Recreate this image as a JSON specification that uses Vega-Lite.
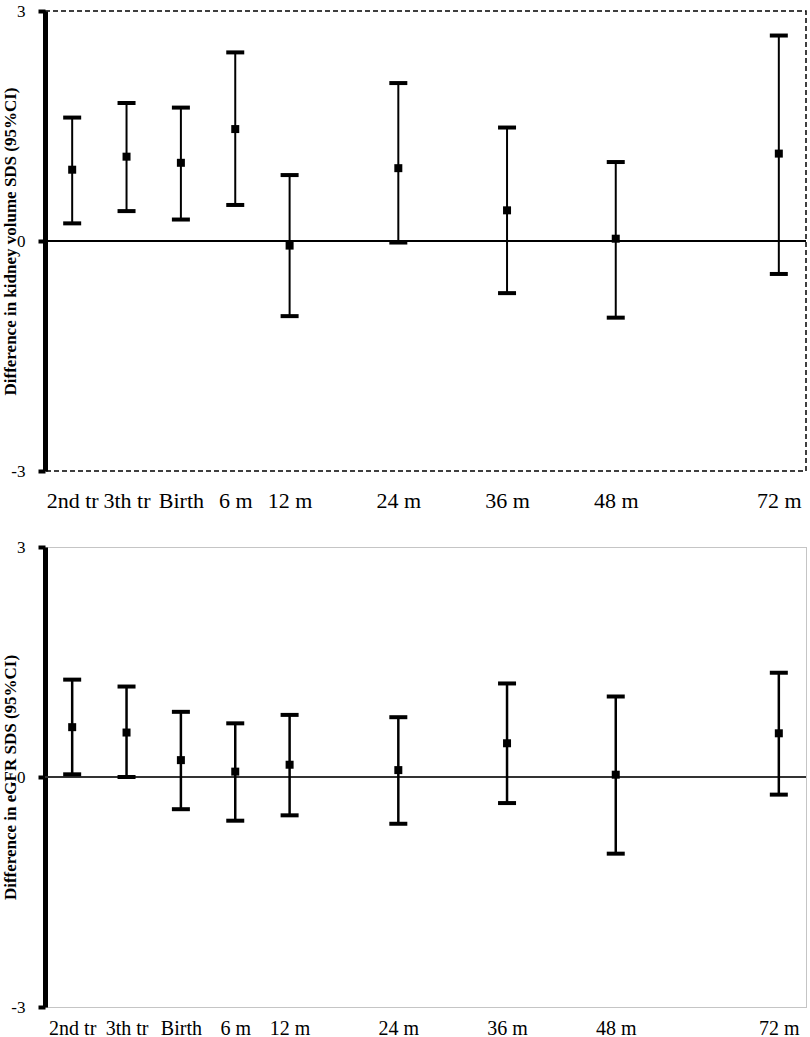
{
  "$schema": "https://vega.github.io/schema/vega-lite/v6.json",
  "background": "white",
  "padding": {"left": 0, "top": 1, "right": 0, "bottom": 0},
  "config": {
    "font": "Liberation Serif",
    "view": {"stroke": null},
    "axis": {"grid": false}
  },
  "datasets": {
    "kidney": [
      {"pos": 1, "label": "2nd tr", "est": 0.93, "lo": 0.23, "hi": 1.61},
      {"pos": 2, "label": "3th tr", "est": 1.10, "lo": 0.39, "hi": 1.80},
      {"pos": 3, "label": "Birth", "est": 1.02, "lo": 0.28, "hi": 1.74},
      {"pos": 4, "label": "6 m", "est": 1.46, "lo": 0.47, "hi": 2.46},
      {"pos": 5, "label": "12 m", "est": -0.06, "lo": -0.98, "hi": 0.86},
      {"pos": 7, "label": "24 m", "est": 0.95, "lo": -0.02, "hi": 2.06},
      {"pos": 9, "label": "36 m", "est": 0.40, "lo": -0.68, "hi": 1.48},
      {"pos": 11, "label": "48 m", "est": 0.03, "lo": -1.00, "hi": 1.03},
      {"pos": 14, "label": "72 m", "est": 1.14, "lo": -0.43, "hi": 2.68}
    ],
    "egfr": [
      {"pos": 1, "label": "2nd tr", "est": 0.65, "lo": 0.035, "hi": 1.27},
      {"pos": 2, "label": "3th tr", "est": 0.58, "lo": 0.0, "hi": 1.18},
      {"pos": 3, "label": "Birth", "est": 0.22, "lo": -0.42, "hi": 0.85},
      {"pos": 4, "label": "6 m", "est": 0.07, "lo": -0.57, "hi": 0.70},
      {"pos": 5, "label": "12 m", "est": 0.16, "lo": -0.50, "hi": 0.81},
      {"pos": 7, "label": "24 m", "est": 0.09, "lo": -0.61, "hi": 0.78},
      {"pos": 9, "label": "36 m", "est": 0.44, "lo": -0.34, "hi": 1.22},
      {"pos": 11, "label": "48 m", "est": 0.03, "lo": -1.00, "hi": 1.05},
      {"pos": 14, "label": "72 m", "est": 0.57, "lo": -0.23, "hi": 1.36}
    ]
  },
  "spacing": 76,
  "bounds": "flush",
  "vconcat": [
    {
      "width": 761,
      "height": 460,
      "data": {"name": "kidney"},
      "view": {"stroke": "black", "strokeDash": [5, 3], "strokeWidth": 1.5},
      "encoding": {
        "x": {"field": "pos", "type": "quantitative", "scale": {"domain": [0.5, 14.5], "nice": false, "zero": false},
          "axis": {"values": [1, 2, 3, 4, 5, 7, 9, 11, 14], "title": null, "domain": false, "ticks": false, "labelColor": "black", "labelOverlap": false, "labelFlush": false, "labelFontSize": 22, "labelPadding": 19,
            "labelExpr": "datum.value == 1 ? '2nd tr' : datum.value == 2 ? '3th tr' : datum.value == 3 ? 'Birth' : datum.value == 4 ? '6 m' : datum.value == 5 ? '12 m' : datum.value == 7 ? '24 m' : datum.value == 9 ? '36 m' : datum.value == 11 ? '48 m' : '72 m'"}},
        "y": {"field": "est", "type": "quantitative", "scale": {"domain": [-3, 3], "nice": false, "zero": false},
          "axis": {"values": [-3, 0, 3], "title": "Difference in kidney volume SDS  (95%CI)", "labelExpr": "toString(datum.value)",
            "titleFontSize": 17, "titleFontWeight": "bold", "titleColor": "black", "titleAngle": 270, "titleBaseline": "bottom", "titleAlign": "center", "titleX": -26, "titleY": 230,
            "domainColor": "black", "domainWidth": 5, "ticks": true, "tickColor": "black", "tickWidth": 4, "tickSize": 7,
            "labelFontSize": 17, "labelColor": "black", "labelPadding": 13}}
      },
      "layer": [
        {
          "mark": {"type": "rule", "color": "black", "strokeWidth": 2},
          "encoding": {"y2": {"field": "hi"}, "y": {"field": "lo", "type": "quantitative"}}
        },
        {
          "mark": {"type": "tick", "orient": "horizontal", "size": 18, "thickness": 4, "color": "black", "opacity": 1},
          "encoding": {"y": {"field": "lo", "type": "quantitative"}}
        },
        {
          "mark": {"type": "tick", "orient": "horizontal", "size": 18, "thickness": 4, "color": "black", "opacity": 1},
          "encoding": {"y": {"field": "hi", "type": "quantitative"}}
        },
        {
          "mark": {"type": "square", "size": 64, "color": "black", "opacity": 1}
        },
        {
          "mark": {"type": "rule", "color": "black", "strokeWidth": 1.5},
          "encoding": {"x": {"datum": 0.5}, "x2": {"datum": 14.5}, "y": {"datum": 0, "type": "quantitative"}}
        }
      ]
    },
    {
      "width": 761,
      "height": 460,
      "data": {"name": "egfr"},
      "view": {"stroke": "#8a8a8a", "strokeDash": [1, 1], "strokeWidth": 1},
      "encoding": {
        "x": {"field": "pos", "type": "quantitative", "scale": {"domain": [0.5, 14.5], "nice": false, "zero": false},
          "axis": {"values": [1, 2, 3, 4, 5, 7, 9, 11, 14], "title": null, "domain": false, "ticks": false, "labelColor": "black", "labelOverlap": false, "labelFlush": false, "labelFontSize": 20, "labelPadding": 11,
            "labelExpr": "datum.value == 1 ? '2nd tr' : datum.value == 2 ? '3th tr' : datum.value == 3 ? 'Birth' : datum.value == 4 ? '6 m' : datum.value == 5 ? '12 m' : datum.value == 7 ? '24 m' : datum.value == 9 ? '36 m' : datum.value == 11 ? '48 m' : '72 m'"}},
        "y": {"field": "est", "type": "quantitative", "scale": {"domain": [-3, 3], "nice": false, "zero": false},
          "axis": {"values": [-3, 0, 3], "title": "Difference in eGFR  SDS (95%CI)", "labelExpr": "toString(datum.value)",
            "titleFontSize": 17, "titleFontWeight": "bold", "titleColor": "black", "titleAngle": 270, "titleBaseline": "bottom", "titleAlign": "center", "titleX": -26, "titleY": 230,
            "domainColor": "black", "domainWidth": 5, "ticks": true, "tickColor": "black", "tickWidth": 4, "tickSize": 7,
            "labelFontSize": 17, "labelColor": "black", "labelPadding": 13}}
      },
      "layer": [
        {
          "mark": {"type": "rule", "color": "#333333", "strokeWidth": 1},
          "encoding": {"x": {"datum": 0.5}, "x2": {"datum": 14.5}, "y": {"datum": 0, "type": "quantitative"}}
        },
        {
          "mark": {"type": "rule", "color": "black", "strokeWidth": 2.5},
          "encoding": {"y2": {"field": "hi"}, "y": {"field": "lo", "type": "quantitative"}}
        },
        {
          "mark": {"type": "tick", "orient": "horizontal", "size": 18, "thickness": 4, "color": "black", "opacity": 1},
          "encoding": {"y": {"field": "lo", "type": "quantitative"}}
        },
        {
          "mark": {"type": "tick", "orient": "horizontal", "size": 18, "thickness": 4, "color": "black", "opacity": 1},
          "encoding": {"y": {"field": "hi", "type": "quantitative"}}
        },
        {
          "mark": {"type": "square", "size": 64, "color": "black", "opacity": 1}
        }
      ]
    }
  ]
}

▸ TASK:
Each line above is to be copied verbatim. Drop any image from the copy.

▸ ANSWER TO THIS PROBLEM:
Recreate this image as a JSON specification that uses Vega-Lite.
{
  "$schema": "https://vega.github.io/schema/vega-lite/v6.json",
  "background": "white",
  "padding": {"left": 0, "top": 1, "right": 0, "bottom": 0},
  "config": {
    "font": "Liberation Serif",
    "view": {"stroke": null},
    "axis": {"grid": false}
  },
  "datasets": {
    "kidney": [
      {"pos": 1, "label": "2nd tr", "est": 0.93, "lo": 0.23, "hi": 1.61},
      {"pos": 2, "label": "3th tr", "est": 1.10, "lo": 0.39, "hi": 1.80},
      {"pos": 3, "label": "Birth", "est": 1.02, "lo": 0.28, "hi": 1.74},
      {"pos": 4, "label": "6 m", "est": 1.46, "lo": 0.47, "hi": 2.46},
      {"pos": 5, "label": "12 m", "est": -0.06, "lo": -0.98, "hi": 0.86},
      {"pos": 7, "label": "24 m", "est": 0.95, "lo": -0.02, "hi": 2.06},
      {"pos": 9, "label": "36 m", "est": 0.40, "lo": -0.68, "hi": 1.48},
      {"pos": 11, "label": "48 m", "est": 0.03, "lo": -1.00, "hi": 1.03},
      {"pos": 14, "label": "72 m", "est": 1.14, "lo": -0.43, "hi": 2.68}
    ],
    "egfr": [
      {"pos": 1, "label": "2nd tr", "est": 0.65, "lo": 0.035, "hi": 1.27},
      {"pos": 2, "label": "3th tr", "est": 0.58, "lo": 0.0, "hi": 1.18},
      {"pos": 3, "label": "Birth", "est": 0.22, "lo": -0.42, "hi": 0.85},
      {"pos": 4, "label": "6 m", "est": 0.07, "lo": -0.57, "hi": 0.70},
      {"pos": 5, "label": "12 m", "est": 0.16, "lo": -0.50, "hi": 0.81},
      {"pos": 7, "label": "24 m", "est": 0.09, "lo": -0.61, "hi": 0.78},
      {"pos": 9, "label": "36 m", "est": 0.44, "lo": -0.34, "hi": 1.22},
      {"pos": 11, "label": "48 m", "est": 0.03, "lo": -1.00, "hi": 1.05},
      {"pos": 14, "label": "72 m", "est": 0.57, "lo": -0.23, "hi": 1.36}
    ]
  },
  "spacing": 76,
  "bounds": "flush",
  "vconcat": [
    {
      "width": 761,
      "height": 460,
      "data": {"name": "kidney"},
      "view": {"stroke": "black", "strokeDash": [5, 3], "strokeWidth": 1.5},
      "encoding": {
        "x": {"field": "pos", "type": "quantitative", "scale": {"domain": [0.5, 14.5], "nice": false, "zero": false},
          "axis": {"values": [1, 2, 3, 4, 5, 7, 9, 11, 14], "title": null, "domain": false, "ticks": false, "labelColor": "black", "labelOverlap": false, "labelFlush": false, "labelFontSize": 22, "labelPadding": 19,
            "labelExpr": "datum.value == 1 ? '2nd tr' : datum.value == 2 ? '3th tr' : datum.value == 3 ? 'Birth' : datum.value == 4 ? '6 m' : datum.value == 5 ? '12 m' : datum.value == 7 ? '24 m' : datum.value == 9 ? '36 m' : datum.value == 11 ? '48 m' : '72 m'"}},
        "y": {"field": "est", "type": "quantitative", "scale": {"domain": [-3, 3], "nice": false, "zero": false},
          "axis": {"values": [-3, 0, 3], "title": "Difference in kidney volume SDS  (95%CI)", "labelExpr": "toString(datum.value)",
            "titleFontSize": 17, "titleFontWeight": "bold", "titleColor": "black", "titleAngle": 270, "titleBaseline": "bottom", "titleAlign": "center", "titleX": -26, "titleY": 230,
            "domainColor": "black", "domainWidth": 5, "ticks": true, "tickColor": "black", "tickWidth": 4, "tickSize": 7,
            "labelFontSize": 17, "labelColor": "black", "labelPadding": 13}}
      },
      "layer": [
        {
          "mark": {"type": "rule", "color": "black", "strokeWidth": 2},
          "encoding": {"y2": {"field": "hi"}, "y": {"field": "lo", "type": "quantitative"}}
        },
        {
          "mark": {"type": "tick", "orient": "horizontal", "size": 18, "thickness": 4, "color": "black", "opacity": 1},
          "encoding": {"y": {"field": "lo", "type": "quantitative"}}
        },
        {
          "mark": {"type": "tick", "orient": "horizontal", "size": 18, "thickness": 4, "color": "black", "opacity": 1},
          "encoding": {"y": {"field": "hi", "type": "quantitative"}}
        },
        {
          "mark": {"type": "square", "size": 64, "color": "black", "opacity": 1}
        },
        {
          "mark": {"type": "rule", "color": "black", "strokeWidth": 1.5},
          "encoding": {"x": {"datum": 0.5}, "x2": {"datum": 14.5}, "y": {"datum": 0, "type": "quantitative"}}
        }
      ]
    },
    {
      "width": 761,
      "height": 460,
      "data": {"name": "egfr"},
      "view": {"stroke": "#8a8a8a", "strokeDash": [1, 1], "strokeWidth": 1},
      "encoding": {
        "x": {"field": "pos", "type": "quantitative", "scale": {"domain": [0.5, 14.5], "nice": false, "zero": false},
          "axis": {"values": [1, 2, 3, 4, 5, 7, 9, 11, 14], "title": null, "domain": false, "ticks": false, "labelColor": "black", "labelOverlap": false, "labelFlush": false, "labelFontSize": 20, "labelPadding": 11,
            "labelExpr": "datum.value == 1 ? '2nd tr' : datum.value == 2 ? '3th tr' : datum.value == 3 ? 'Birth' : datum.value == 4 ? '6 m' : datum.value == 5 ? '12 m' : datum.value == 7 ? '24 m' : datum.value == 9 ? '36 m' : datum.value == 11 ? '48 m' : '72 m'"}},
        "y": {"field": "est", "type": "quantitative", "scale": {"domain": [-3, 3], "nice": false, "zero": false},
          "axis": {"values": [-3, 0, 3], "title": "Difference in eGFR  SDS (95%CI)", "labelExpr": "toString(datum.value)",
            "titleFontSize": 17, "titleFontWeight": "bold", "titleColor": "black", "titleAngle": 270, "titleBaseline": "bottom", "titleAlign": "center", "titleX": -26, "titleY": 230,
            "domainColor": "black", "domainWidth": 5, "ticks": true, "tickColor": "black", "tickWidth": 4, "tickSize": 7,
            "labelFontSize": 17, "labelColor": "black", "labelPadding": 13}}
      },
      "layer": [
        {
          "mark": {"type": "rule", "color": "#333333", "strokeWidth": 1},
          "encoding": {"x": {"datum": 0.5}, "x2": {"datum": 14.5}, "y": {"datum": 0, "type": "quantitative"}}
        },
        {
          "mark": {"type": "rule", "color": "black", "strokeWidth": 2.5},
          "encoding": {"y2": {"field": "hi"}, "y": {"field": "lo", "type": "quantitative"}}
        },
        {
          "mark": {"type": "tick", "orient": "horizontal", "size": 18, "thickness": 4, "color": "black", "opacity": 1},
          "encoding": {"y": {"field": "lo", "type": "quantitative"}}
        },
        {
          "mark": {"type": "tick", "orient": "horizontal", "size": 18, "thickness": 4, "color": "black", "opacity": 1},
          "encoding": {"y": {"field": "hi", "type": "quantitative"}}
        },
        {
          "mark": {"type": "square", "size": 64, "color": "black", "opacity": 1}
        }
      ]
    }
  ]
}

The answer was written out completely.